In a fit of academic thoroughness, a couple of years ago, I resolved to read all of Shakespeare’s works in the order he is thought to have written them. If memory serves correctly, I got as far as 1599 but skipped the poems to do so. I can’t say I discovered a whole lot about Shakespeare’s work that I didn’t already know, other than the fact that I love the histories, but I was left with the distinct impression, in large part because of those histories, that politics today is not all that different to the politics of Shakespeare’s day. The main difference, however is fundamental.
If Shakespeare’s portrayal of the politics of his day is to believed, it seems it was primarily driven by the power games of bickering elites, who would — from time to time — resort to war to settle a grievance or a dispute about the appropriate distribution of power and prestige. Most of the time, the common folk were ignored unless their unrest became too great to ignore or if they were needed for the armies that would eventually settle the dispute. From my perspective, this is a fairly accurate description of contemporary Canadian politics, with the very important difference that the armies raised to settle the disputes are now armed with votes rather than swords.

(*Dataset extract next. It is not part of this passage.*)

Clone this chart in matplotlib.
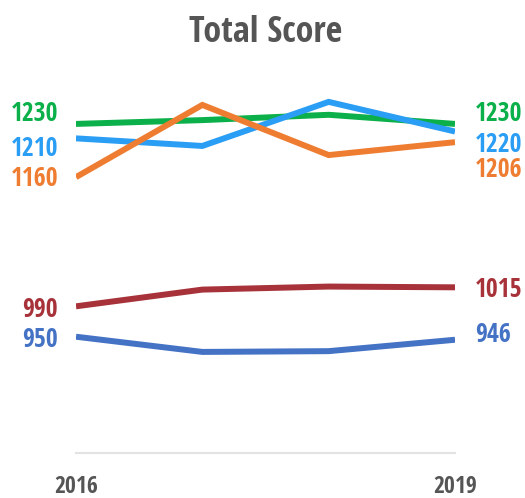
import matplotlib
matplotlib.use("Agg")
import matplotlib.pyplot as plt

# ---- data ----
years = [2016, 2017, 2018, 2019]
green = [1230, 1235, 1242, 1230]
light_blue = [1211, 1201, 1259, 1220]
orange = [1160, 1255, 1189, 1206]
red = [990, 1012, 1016, 1015]
dark_blue = [950, 930, 931, 946]

start_labels = ["1230", "1210", "1160", "990", "950"]
end_labels = ["1230", "1220", "1206", "1015", "946"]
tick_labels = ["2016", "2019"]

series = [green, light_blue, orange, red, dark_blue]
colors = ["#0bb04a", "#2a9df4", "#ee7d32", "#a8323a", "#4472c4"]

# label nudges in pixels (to keep labels apart)
start_dy = [10, -10, -1, -3, -3]
end_dy = [10, -13, -27, -2, 5]

plt.rcParams['font.family'] = ['Open Sans Condensed', 'DejaVu Sans']

fig = plt.figure(figsize=(5.25, 4.98), dpi=100)
ax = fig.add_axes([76 / 525, 45 / 498, (455 - 76) / 525, 0.858 - 45 / 498])

for vals, c in zip(series, colors):
    ax.plot(years, vals, color=c, lw=4.3, solid_capstyle='butt', solid_joinstyle='miter')

for vals, c, s, e, sd, ed in zip(series, colors, start_labels, end_labels, start_dy, end_dy):
    ax.annotate(s, (years[0], vals[0]), xytext=(-18, sd), textcoords='offset pixels',
                ha='right', va='center', color=c, fontsize=18.5, fontweight='bold')
    ax.annotate(e, (years[-1], vals[-1]), xytext=(20, ed), textcoords='offset pixels',
                ha='left', va='center', color=c, fontsize=18.5, fontweight='bold')

ax.set_xlim(2016, 2019)
ax.set_ylim(797, 1300)
for side in ['top', 'right', 'left']:
    ax.spines[side].set_visible(False)
ax.spines['bottom'].set_color('#e3e3e3')
ax.spines['bottom'].set_linewidth(1.5)
ax.set_yticks([])
ax.set_xticks([2016, 2019])
ax.set_xticklabels(tick_labels, fontsize=17, fontweight='bold', color='#555555')
ax.tick_params(axis='x', length=0, pad=16)

fig.suptitle("Total Score", x=266 / 525, y=0.97, fontsize=26, fontweight='bold', color='#555555')

plt.savefig("out.png", dpi=100)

I don’t like the rhetoric of war that permeates election campaigns but I’ve come to accept that there is a measure of truth to it. The only task of an election is to figure out who supports you and mobilize them to vote — rather than fight — on your behalf. If a politician thinks he has the support of a sufficient number of the political elites and if he thinks they can together raise an army of voters bigger than the other guy’s army, an election is called (or forced to be called) and the mustering of the troops begins!
Warfare has evolved considerably over the years because of dramatic technological innovation, however, I don’t think technological innovation will ever dramatically change how election campaigns are run and won. At most, technology might make it easier to mobilize the vote (harder, too!) or make it easier for people to vote (say, from the comfort of their own homes). The underlying mechanism will, I think, remain the same: whomever can mobilize the most people to vote in a particular riding will win the riding and go on to parliament; whomever can win the support of the most Members of Parliament will form the government.
As simple as this mechanism may be, the shift from the clash of swords to the clash of votes, as a way to settle the disputes of our political elites, is an incredible innovation and is largely responsible for much that is well and good in our lives. Not a lot of good can happen when wars are regularly employed to settled political disputes. So, whether you are annoyed, excited, or indifferent by yet another election, please take comfort in the fact that the partisans who come knocking at your door are doing so to rally your vote and not your sword and that our lives are inconvenienced at most by a long line at a polling booth and not by a long siege of our Lord’s castle.